Thursday, October 14, 2010

Today I refused to say goodbye to my sister

The image of her standing with her face to the wall, her silky black head bent low, her back to me as she softly cried will be stained in my mind forever.

I was leaving her house, my hand caressing her beautiful daughter's soft cheek. That was when she realized that I won't see her daughter for a long time. She gasped. The enormity of it all had hit her and she began to cry. I began to cry. Until then it was okay, I was visiting them as I usually did. We were able to be ourselves, laugh, talk, act as if nothing was about to toss our lives in a different turn forever.

Now I couldn't bear it. I hugged her quickly, not wanting to see her tear streaked face and I left the warmth of her home.


About five years ago I met a young woman at a mom and tot class. She was pretty, cheerful, smart. Mother of a 9 month old. My son was 9 months old also. Turned out our kids' birthdays were two days apart.

I knew as we interacted that first time that I wanted to be friends with her.

I thought her so outgoing, so laid back. She said that that wasn't her at all. She said she didn't normally let her guard down and get too close to people but seeing as we were going to be moving to India soon it would be a risk free friendship.

Boy was she wrong. My husband and I didn't make concrete plans to move because year after and year something kept preventing us from doing so. Bad real estate market, our business needed to be more established, we didn't feel ready...blah, blah blah.

And so in the meantime, we just kept getting closer. Her son was born, her kids started calling me Maushi (aunty in Marathi). I started to see her as the sister I never had.

It wasn't hard to get close to her. She is funny--the best story teller, charming, sweetly silly.

An absolute darling.

I'm not one for idle banter and usually get bored by ordinary chatter. Maybe it's the elitist in me, maybe it's the loner. But with her, I can yak about next to nothing for hours and hours. And enjoy it no end.
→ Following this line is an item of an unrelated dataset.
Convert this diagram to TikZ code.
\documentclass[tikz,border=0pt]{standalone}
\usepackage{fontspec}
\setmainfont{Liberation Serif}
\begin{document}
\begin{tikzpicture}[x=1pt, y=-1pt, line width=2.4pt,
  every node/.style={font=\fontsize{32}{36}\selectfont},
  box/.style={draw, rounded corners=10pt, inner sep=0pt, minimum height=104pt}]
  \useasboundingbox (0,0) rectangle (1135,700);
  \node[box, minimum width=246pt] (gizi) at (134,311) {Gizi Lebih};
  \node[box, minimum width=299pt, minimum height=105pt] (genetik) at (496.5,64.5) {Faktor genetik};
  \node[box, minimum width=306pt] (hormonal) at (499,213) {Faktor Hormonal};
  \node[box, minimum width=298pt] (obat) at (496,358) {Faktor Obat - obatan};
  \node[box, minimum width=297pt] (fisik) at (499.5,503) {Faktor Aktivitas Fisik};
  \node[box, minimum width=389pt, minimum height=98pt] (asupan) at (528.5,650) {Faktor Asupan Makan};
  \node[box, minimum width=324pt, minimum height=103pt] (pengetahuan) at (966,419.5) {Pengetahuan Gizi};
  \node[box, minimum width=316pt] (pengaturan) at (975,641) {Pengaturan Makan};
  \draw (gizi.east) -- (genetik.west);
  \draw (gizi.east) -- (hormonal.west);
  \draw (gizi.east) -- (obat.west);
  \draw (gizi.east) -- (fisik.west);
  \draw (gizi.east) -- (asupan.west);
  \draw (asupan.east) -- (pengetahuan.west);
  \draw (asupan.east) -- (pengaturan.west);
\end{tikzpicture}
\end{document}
I fell in love with her. And now the once risk free friendship has become fraught with more emotion that either of us ever imagined it would. But I am so glad it became what it did. For she will always be the little sister I can chat with, hang out with, the little sister I can spoil. I just LOVE getting her things.
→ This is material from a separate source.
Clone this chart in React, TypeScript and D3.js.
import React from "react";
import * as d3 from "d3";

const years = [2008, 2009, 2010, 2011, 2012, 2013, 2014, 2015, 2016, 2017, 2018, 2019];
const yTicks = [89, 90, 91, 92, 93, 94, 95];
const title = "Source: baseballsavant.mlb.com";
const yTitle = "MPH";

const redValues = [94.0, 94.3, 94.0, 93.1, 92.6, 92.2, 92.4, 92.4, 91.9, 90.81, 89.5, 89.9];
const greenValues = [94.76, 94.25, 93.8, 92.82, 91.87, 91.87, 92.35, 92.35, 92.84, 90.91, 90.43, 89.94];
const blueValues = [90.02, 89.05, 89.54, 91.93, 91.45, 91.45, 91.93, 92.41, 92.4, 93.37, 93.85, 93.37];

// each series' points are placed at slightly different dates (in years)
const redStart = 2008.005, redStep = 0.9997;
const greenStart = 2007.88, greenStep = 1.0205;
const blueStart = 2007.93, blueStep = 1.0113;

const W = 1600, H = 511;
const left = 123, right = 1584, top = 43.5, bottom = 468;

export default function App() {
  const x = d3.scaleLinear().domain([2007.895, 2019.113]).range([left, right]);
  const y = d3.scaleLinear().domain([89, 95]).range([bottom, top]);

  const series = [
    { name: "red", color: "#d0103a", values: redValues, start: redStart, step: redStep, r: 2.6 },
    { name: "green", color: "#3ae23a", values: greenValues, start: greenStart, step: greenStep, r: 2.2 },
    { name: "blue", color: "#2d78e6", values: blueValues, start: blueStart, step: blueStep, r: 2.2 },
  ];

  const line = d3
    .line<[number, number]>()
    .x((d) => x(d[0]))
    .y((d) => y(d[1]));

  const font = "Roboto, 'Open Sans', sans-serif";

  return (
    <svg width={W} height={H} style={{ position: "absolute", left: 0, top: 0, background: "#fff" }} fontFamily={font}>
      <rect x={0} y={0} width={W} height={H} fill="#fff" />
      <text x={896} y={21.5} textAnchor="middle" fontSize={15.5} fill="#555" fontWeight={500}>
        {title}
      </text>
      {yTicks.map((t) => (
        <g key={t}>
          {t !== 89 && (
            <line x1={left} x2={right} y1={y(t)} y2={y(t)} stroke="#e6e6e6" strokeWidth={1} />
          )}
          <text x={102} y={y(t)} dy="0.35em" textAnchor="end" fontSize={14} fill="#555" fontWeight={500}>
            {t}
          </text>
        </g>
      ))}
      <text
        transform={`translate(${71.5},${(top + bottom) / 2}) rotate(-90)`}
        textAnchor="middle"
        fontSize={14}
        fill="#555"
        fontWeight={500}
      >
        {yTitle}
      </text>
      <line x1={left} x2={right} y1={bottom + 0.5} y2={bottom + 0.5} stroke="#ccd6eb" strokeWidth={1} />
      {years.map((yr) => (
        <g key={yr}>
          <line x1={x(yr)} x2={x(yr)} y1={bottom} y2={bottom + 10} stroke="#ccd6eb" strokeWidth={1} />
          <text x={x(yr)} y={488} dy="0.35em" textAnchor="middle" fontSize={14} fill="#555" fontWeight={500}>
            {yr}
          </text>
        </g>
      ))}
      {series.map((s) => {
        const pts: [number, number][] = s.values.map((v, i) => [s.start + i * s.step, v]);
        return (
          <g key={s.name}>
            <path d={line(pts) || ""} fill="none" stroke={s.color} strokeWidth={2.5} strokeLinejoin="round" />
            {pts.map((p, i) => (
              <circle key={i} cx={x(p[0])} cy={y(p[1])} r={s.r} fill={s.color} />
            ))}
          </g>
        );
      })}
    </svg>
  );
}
Thank you my dear for giving me that joy. I look forward to many, many years of that joy.

And in return give me your clever jokes, your gossip, your banter, your charm, your friendship.

Dear sister, I am grateful to the forces that brought you into my life.

I will see you soon. Very soon. I refuse to say goodbye.



1 comment:

Anonymous said...

Ranjini, I can relate to what you must be going through. I suggest you (and if possible, you both together) listen to Lata's "na jaane kyun hotaa hai ye zindagi ke saath" from chhoTi si baat. Words and tunes are seldom so touching. But, wherever you go, there'll always be friends waiting to happen, hopefully risk-free.